Can you find the lines of the listing that include "HTML" and copy every one?

........

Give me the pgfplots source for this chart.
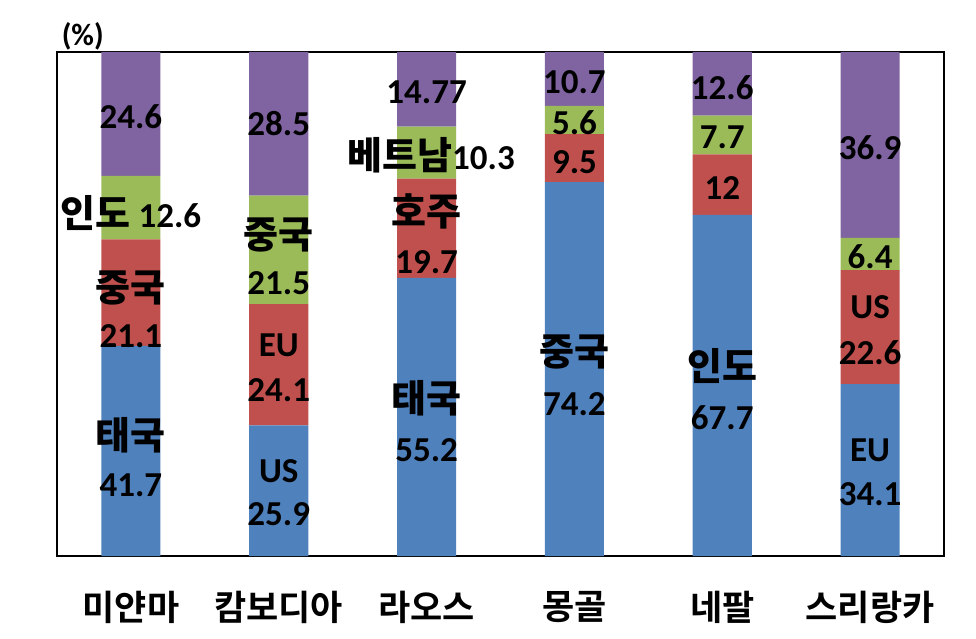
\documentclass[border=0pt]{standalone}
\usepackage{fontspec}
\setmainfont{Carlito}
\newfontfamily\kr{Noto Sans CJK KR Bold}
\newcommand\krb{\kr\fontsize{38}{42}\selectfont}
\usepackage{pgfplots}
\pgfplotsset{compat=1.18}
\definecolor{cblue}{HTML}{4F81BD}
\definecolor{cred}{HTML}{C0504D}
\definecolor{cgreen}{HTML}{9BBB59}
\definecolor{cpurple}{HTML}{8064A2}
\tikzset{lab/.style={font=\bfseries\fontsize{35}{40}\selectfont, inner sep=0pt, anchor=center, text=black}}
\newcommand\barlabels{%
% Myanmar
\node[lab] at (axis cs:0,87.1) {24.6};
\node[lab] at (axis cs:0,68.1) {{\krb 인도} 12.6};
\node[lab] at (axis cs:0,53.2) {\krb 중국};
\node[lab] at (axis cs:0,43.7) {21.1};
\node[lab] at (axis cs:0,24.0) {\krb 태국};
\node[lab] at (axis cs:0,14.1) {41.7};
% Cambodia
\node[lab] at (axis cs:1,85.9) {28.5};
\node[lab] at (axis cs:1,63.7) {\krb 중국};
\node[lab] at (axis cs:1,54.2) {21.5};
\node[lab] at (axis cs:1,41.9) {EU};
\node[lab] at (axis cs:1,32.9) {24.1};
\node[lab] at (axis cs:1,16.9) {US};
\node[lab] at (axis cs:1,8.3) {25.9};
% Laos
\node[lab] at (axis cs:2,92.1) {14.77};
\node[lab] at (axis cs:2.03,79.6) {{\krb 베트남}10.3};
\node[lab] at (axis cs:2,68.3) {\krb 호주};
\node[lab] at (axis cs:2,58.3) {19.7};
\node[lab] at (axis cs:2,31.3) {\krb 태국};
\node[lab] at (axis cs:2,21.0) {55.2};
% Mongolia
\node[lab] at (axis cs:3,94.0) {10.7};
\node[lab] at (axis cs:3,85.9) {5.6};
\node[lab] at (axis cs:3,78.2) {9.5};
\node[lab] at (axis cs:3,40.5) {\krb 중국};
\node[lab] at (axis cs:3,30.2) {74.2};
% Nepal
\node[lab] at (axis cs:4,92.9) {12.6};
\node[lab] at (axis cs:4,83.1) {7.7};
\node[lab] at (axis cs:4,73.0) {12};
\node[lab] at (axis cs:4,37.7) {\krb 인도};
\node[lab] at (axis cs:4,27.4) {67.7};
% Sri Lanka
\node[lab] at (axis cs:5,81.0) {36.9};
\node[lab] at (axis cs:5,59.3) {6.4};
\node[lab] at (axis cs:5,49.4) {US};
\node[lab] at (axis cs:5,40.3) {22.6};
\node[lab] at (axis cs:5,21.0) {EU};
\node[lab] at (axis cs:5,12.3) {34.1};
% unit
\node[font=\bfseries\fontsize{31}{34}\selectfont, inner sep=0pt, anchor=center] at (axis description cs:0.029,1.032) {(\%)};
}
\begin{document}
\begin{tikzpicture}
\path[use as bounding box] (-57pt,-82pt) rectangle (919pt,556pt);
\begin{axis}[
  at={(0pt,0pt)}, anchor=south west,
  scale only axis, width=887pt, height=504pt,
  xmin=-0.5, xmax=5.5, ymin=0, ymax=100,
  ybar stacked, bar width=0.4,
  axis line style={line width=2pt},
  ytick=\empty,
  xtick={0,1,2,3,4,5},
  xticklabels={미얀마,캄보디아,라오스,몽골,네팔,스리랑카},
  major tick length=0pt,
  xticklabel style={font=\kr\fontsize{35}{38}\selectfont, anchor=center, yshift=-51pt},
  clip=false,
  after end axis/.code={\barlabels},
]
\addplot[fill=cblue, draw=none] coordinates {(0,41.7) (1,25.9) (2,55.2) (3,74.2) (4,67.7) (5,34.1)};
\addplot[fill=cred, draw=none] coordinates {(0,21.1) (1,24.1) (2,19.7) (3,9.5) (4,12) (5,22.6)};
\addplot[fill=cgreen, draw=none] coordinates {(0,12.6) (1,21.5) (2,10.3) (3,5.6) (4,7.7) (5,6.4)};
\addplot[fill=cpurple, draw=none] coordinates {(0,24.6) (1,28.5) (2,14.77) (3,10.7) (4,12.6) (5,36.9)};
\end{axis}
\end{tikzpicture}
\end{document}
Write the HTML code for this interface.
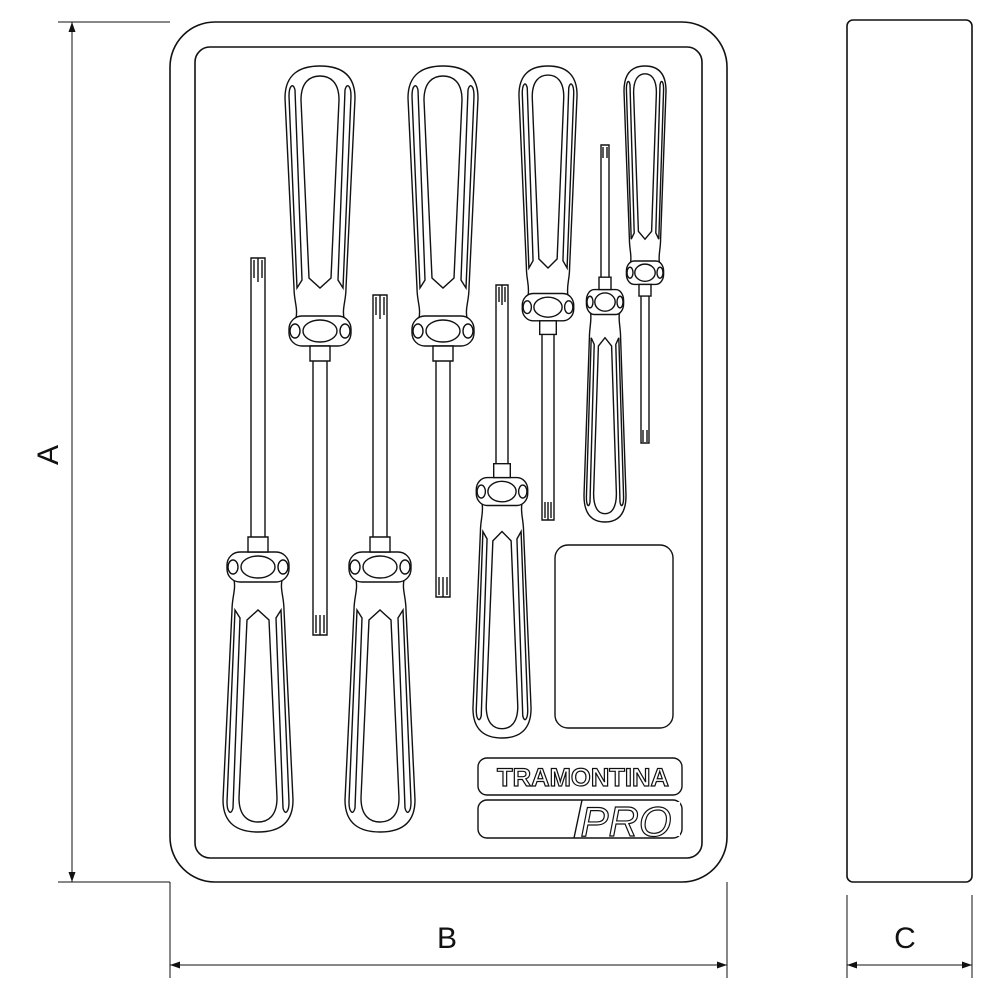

........

- [In response]:
\definecolor{cblue}{HTML}{4F81BD}
\definecolor{cred}{HTML}{C0504D}
\definecolor{cgreen}{HTML}{9BBB59}
\definecolor{cpurple}{HTML}{8064A2}
Write the HTML code for this interface.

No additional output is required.